Obcecado pelo plano de obter um segundo mandato em 2022, Bolsonaro esquece de exercer em sua plenitude o mandato que obteve em 2018. Em consequência, o país assiste ao surgimento de um fenômeno inédito: a judicialização do Executivo. Acionados, ministros do Supremo se metem nos assuntos mais comezinhos da administração pública, obrigando o governo a fazer por pressão o que se absteve de realizar por opção.
Nas decisões mais recentes, o ministro Marco Aurélio Mello ordenou a realização do censo demográfico do IBGE, que havia sido cancelado; e a ministra Rosa Weber deu prazo de dez dias para que o governo apresente um plano para assegurar o suprimento de sedativos indispensáveis à intubação de pacientes em UTIs. No caso do censo, a liminar foi expedida a pedido do governo do Maranhão. A decisão sobre os anestésicos foi requerida pelo governo da Bahia.
Na última segunda-feira, o plenário da Suprema Corte decidira, por 7 votos a 4, obrigar o governo federal a fixar o valor de uma "renda básica de cidadania" a ser paga a pessoas extremamente pobres a partir de 2022. Prevista numa lei aprovada em 2004, a renda básica não foi regulamentada até hoje. Coube à Defensoria Pública da União acionar o STF. O relator do caso foi Gilmar Mendes.

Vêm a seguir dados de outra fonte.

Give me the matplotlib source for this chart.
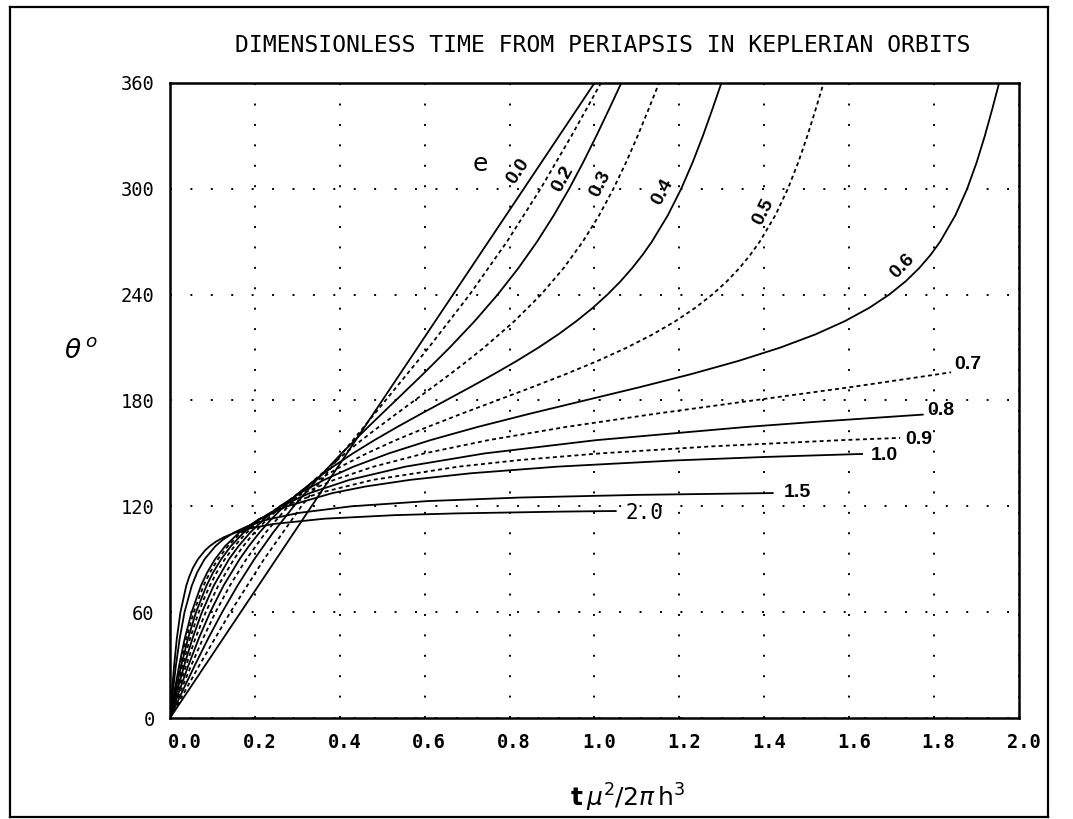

No final de fevereiro, Rosa Weber determinara ao Ministério da Saúde que liberasse verbas para reativar leitos de UTI para pacientes de covid na Bahia, no Maranhão e em São Paulo. No início de março, estendeu a providência ao Piauí. "Não há nada mais urgente do que o desejo de viver", anotou a magistrada em seu despacho.
Também em fevereiro, Ricardo Lewandowski mandara o governo definir uma ordem de preferência, entre os grupos prioritários, para orientar a vacinação contra a covid. O ministro realçou o óbvio: a sequência de vacinação teria de seguir "critérios técnico-científicos". Deu cinco dias de prazo para a execução da ordem.
O plano nacional de vacinação, divulgado em janeiro também por pressão de Lewandowski, incluía 77,1 milhões de pessoas nos grupos prioritários —de profissionais de saúde a idosos, passando por portadores de doenças crônicas. Mas não havia clareza quanto à posição de cada grupo na fila da vacinação.
Graças à pregação de Bolsonaro contra a obrigatoriedade da vacina, o Supremo interveio para decidir, em julgamento realizado no plenário, que o Estado pode, sim, nas suas diferentes esferas, adotar providências para tornar compulsória a vacinação. Coisas como, por exemplo, proibir a matrícula de não vacinados em escolas públicas.
Há pouco mais de um mês, o ministro Luís Roberto Barroso homologou parcialmente o Plano Geral de Enfrentamento à Covid para Povos Indígenas apresentado pelo governo por determinação do Supremo. Autor da ordem que levou à elaboração do plano, Barroso disse que suas determinações não foram integralmente cumpridas. Identificou um quadro de "profunda desarticulação" nos órgãos que deveriam zelar pela integridade dos povos indígenas.
No total, foram apresentadas ao Supremo quatro versões do plano. Envolve questões básicas, tais como acesso à água potável e saneamento, com o objetivo de atenuar os efeitos da pandemia. Coube a Barroso determinar ainda a vacinação prioritária dos povos indígenas de terras não homologadas e urbanos sem acesso ao SUS, em condições de igualdade com os demais povos indígenas.
O surto de intromissão do Judiciário no Executivo é absolutamente inusual. Decorre mais da ineficácia negacionista do governo do que do ativismo do Supremo. É como se Bolsonaro ignorasse os mais triviais princípios da política. Quem só ambiciona o poder futuro erra o alvo. Quem não ambiciona o exercício do poder presente em sua plenitude vira o alvo. Aos pouquinhos, Bolsonaro vai transformando o Executivo numa espécie de puxadinho do prédio do Supremo.